DESCRIPTION: The rapid spread of COVID-19 in the US and around the world has prompted government agencies to take dramatic measures, including closures of schools and non- essential businesses, online learning, telecommuting or work from home (WFH), and orders to “stay at home.” Such unusual measures have profound effects on the everyday life and the overall transportation system. As reported by Inrix1, since March 04 when WFH was adopted by many public and private-sector employers in the Seattle area, travel times during rush hours have been reduced by 30%-50%. The benefit of WFH is obvious during this vital time of combating the virus: not only did the congestion (and related energy consumption and emissions) decrease significantly region wide, but also the precious capacity of the transportation system (roadways, tunnels, bridges, etc.) can be better utilized by “critical infrastructure workers (CIW)” (doctors/nurses, first responders, utility workers, food/grocery workers, etc.)2 who do need to go to work every day to run the lifeline of our society.

The current massive implementation of WFH also provides a rare, valuable opportunity to learn how to better implement WFH and related travel demand management (TDM)/commute trip reduction (CTR) strategies in normal situations. It is expected that once the COVID-19 pandemic is over, governments will discontinue the WFH-type of orders.
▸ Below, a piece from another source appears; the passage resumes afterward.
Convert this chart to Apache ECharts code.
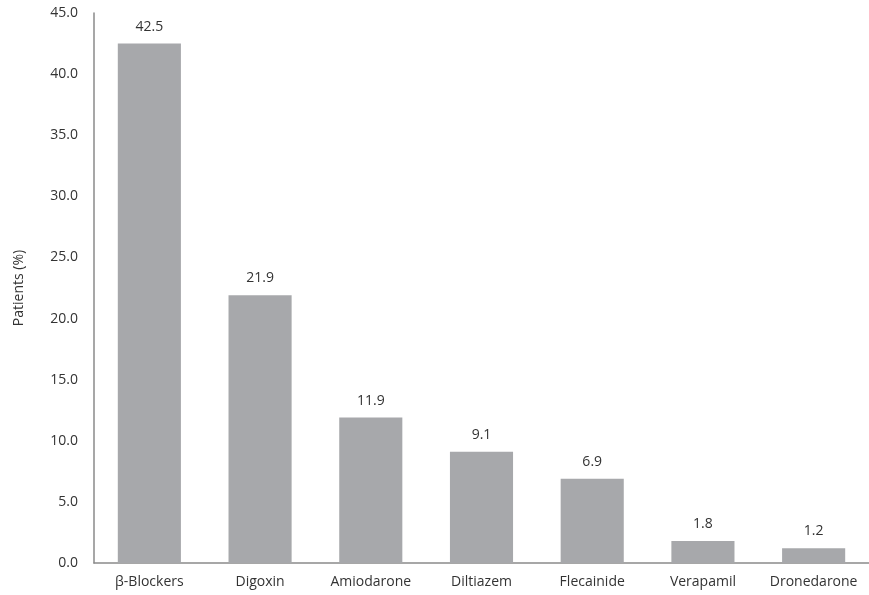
<!DOCTYPE html>
<html>
<head>
<meta charset="utf-8">
<script src="https://cdn.jsdelivr.net/npm/echarts@6/dist/echarts.min.js"></script>
<style>
  html, body { margin: 0; padding: 0; background: #fff; }
  #chart { width: 869px; height: 595px; }
</style>
</head>
<body>
<div id="chart"></div>
<script>
// Rate-control and antiarrhythmic drug use
const drugs = ['β-Blockers', 'Digoxin', 'Amiodarone', 'Diltiazem', 'Flecainide', 'Verapamil', 'Dronedarone'];
const patientPct = [42.5, 21.9, 11.9, 9.1, 6.9, 1.8, 1.2];
const yTicks = { min: 0, max: 45, step: 5 };

const fontFamily = '"Open Sans", "Noto Sans", sans-serif';
const chart = echarts.init(document.getElementById('chart'));
chart.setOption({
  animation: false,
  grid: { left: 94, right: 0, top: 13, bottom: 32, containLabel: false },
  xAxis: {
    type: 'category',
    data: drugs,
    axisLine: { lineStyle: { color: '#8a8a8a', width: 1.5 } },
    axisTick: { show: false },
    axisLabel: { color: '#333', fontSize: 14, fontFamily, margin: 12, interval: 0, hideOverlap: false }
  },
  yAxis: {
    type: 'value',
    min: yTicks.min,
    max: yTicks.max,
    interval: yTicks.step,
    name: 'Patients (%)',
    nameLocation: 'middle',
    nameRotate: 90,
    nameGap: 68,
    nameTextStyle: { color: '#333', fontSize: 14, fontFamily },
    axisLine: { show: true, lineStyle: { color: '#8a8a8a', width: 1.5 } },
    axisTick: { show: false },
    splitLine: { show: false },
    axisLabel: {
      color: '#333', fontSize: 14, fontFamily, margin: 16,
      formatter: v => v.toFixed(1)
    }
  },
  series: [{
    type: 'bar',
    data: patientPct,
    barWidth: '57%',
    itemStyle: { color: '#a7a8ab' },
    label: {
      show: true,
      position: 'top',
      distance: 10,
      color: '#333',
      fontSize: 14,
      fontFamily,
      formatter: p => p.value.toFixed(1)
    }
  }]
});
</script>
</body>
</html>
Then the fundamental question is: how can we sustain, even partially, the level and scale of WFH in normal situations? Continuing WFH in normal conditions is an important TDM/CTR strategy: in addition to the congestion/energy/emission benefits, WFH also help alleviate transportation equity issues since most CIW are not high-paid workers, most of whom also cannot work from home or do not have much flexibility in their work schedule. Reduced or more reliable commute times will certainly help them better manage their daily schedule, have more rest, or simply have more time to spend with their families.

A crucial step to answer the above question is to understand how businesses (employers) and their employees view WFH: what aspects of WFH they like or do not like, what challenges they have to overcome to practice WFH for a relatively long period of time (weeks or even a few months), and how likely they will continue WFH after COVID-19 is over. In this project, we want to conduct surveys on selected employees and employers (managers) of various businesses to learn about their implementation of WFH, the pros/cons of WFH they have experienced, and what they consider as essential in order to sustain WFH in normal conditions. Because such survey data is perishable, we have already developed and deployed a survey addressed at a population of employed persons—it is called COVID-19 mobility survey. We propose to analyze the survey results as part of the PacTrans grant. To compare with the results of the employee survey, we will also design and develop a survey of employers, asking them about the type of business they run; their title/role in management; WFH policies they oversee; things they like; challenges they have to overcome; likelihood to continue WFH in normal conditions: why and why not, and if not, how governments may help them to continue WFH.